What to know about home births on the rise amid the coronavirus pandemic


(CNN/WATE) — With uncertainty about COVID-19, more soon-to-be moms are switching from hospital births to home births.

The trend may be due to concerns about hospital cleanliness with some new moms wanting to stay away from potential COVID-19 patients.

For Ohio midwife Colleen Kennedy-Schroeder, the inquiries are out of control, around three people a day call in need of her services.

“People realize this is a safer option in some ways. Whether that’s mentally because you can have your support person there, or physically because you’re avoiding the germs of the hospital.”

Colleen Kennedy-Schroeder, midwife

Over the last 12 months, searches for home births across the country spiked in March and at different times in April.

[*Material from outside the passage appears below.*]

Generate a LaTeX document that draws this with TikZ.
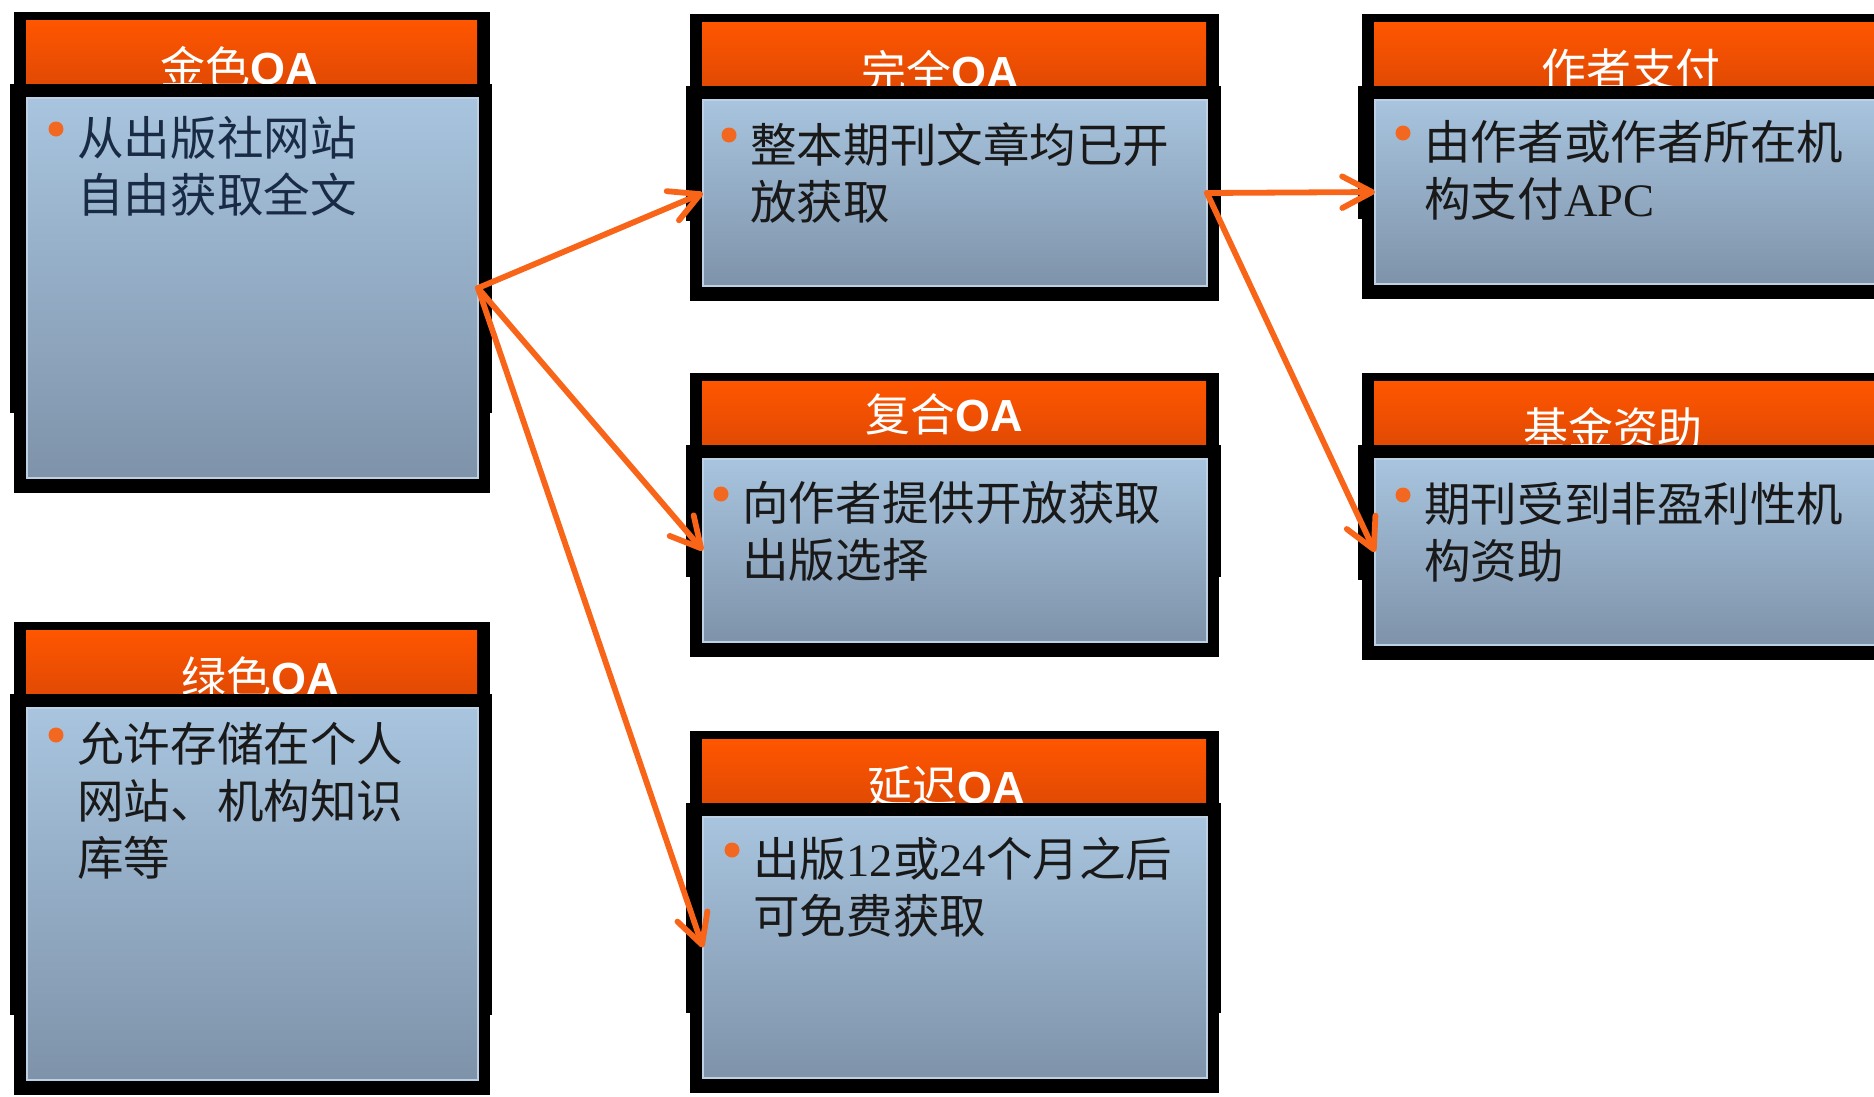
\documentclass[tikz,border=0pt]{standalone}
\usepackage{fontspec}
\setmainfont{Liberation Serif}
\newfontfamily\cjk{Noto Sans CJK SC}
\newfontfamily\oafont{Liberation Sans}
\usetikzlibrary{arrows.meta}

\definecolor{headtop}{RGB}{255,86,0}
\definecolor{headbot}{RGB}{222,72,4}
\definecolor{bodytop}{RGB}{168,196,222}
\definecolor{bodybot}{RGB}{126,147,170}
\definecolor{bodyrim}{RGB}{190,208,228}
\definecolor{linkorange}{RGB}{248,100,24}
\definecolor{dotorange}{RGB}{242,104,32}
\definecolor{navytext}{RGB}{24,42,68}

\tikzset{
  header/.style={top color=headtop, bottom color=headbot},
  body/.style={top color=bodytop, bottom color=bodybot, draw=bodyrim, line width=0.8pt, inner sep=0, outer sep=0},
  title/.style={text=white, font=\fontsize{25.6}{30}\selectfont, anchor=base, inner sep=0},
  bullettext/.style={font=\cjk\fontsize{26.5}{32.4}\selectfont, align=left, anchor=north west, inner sep=0},
  link/.style={linkorange, line width=3.3pt, line cap=round, -{Straight Barb[length=17pt,width=18pt,round]}}
}

\begin{document}
\begin{tikzpicture}[x=0.02cm, y=-0.02cm]
    \clip (0,0) rectangle (1874,1096);
    \fill[white] (0,0) rectangle (1874,1096);

    % Draw the boxes: frame, header, title, body
    \foreach \n/\xa/\ya/\xb/\yb/\tx/\ty/\t in {
      gold/14/12/490/493/239/72/{\cjk 金色}{\oafont\bfseries OA},
      green/14/622/490/1095/260/72/{\cjk 绿色}{\oafont\bfseries OA},
      full/690/14/1219/301/940/74/{\cjk 完全}{\oafont\bfseries OA},
      hybrid/690/373/1219/657/944/58/{\cjk 复合}{\oafont\bfseries OA},
      delayed/690/731/1219/1093/946/72/{\cjk 延迟}{\oafont\bfseries OA},
      author/1362/14/1891/299/1631/72/{\cjk 作者支付},
      fund/1362/373/1891/660/1613/72/{\cjk 基金资助}} {
      \fill (\xa,\ya) rectangle (\xb,\yb);
      \shade[header] (\xa+12,\ya+8) rectangle (\xb-13,\ya+80);
      \node[title] (\n-title) at (\tx,\ya+\ty) {\t};
      \fill (\xa-4,\ya+72) rectangle (\xb+2,\yb-80);
      \pgfmathsetmacro\cx{(\xa+\xb)/2+0.5}
      \pgfmathsetmacro\cy{(\ya+86+\yb-15)/2}
      \pgfmathsetmacro\w{(\xb-\xa-25)*0.02}
      \pgfmathsetmacro\h{(\yb-15-\ya-86)*0.02}
      \node[body, minimum width=\w cm, minimum height=\h cm] (\n) at (\cx,\cy) {};
    }

    % Bullet points and their texts
    \foreach \n/\x/\y/\b in {
      full/750/122/{整本期刊文章均已开\\放获取},
      hybrid/742/481/{向作者提供开放获取\\出版选择},
      delayed/753/837/{出版{\rmfamily 12}或{\rmfamily 24}个月之后\\可免费获取},
      author/1424/120/{由作者或作者所在机\\构支付{\rmfamily APC}},
      fund/1424/482/{期刊受到非盈利性机\\构资助},
      green/77/722/{允许存储在个人\\网站、机构知识\\库等}} {
      \fill[dotorange] (\x-21,\y+13) circle (7.5);
      \node[bullettext, text=black!90] (\n-text) at (\x,\y) {\b};
    }
    \fill[dotorange] (56,129) circle (7.5);
    \node[bullettext, text=navytext] (gold-text) at (77,116) {从出版社网站\\自由获取全文};

    % Arrows between the boxes
    \draw[link] (gold.east) -- (full.west);
    \draw[link] (gold.east) -- (hybrid.west);
    \draw[link] (gold.east) -- (delayed.west);
    \draw[link] (full.east) -- (author.west);
    \draw[link] (full.east) -- (fund.west);
\end{tikzpicture}
\end{document}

According to the American Midwifery Certification Board (AMCB), the number of certified nurse midwife (CNM), certified midwife (CM) has increased as the overall demand for them has grown. The trend was continuing upward going into 2020. For the year 2019, the AMCB said the total number of CNM/CMs was at 12,581.

If you’re an expectant mother and are considering a home birth, The New York Times reports that right now, both the American Academy of Pediatrics and American College of Obstetricians and Gynecologists recommend only midwives who are certified by the American Midwifery Certification Board.

We should also note, we’ve spoken to a number of local hospitals that tell WATE 6 On Your Side it’s still safe to go to the hospital, especially if you have an emergency. COVID-19 patients are kept on separate floors and medical facilities are under extra strict cleaning and sanitizing guidelines due to the pandemic.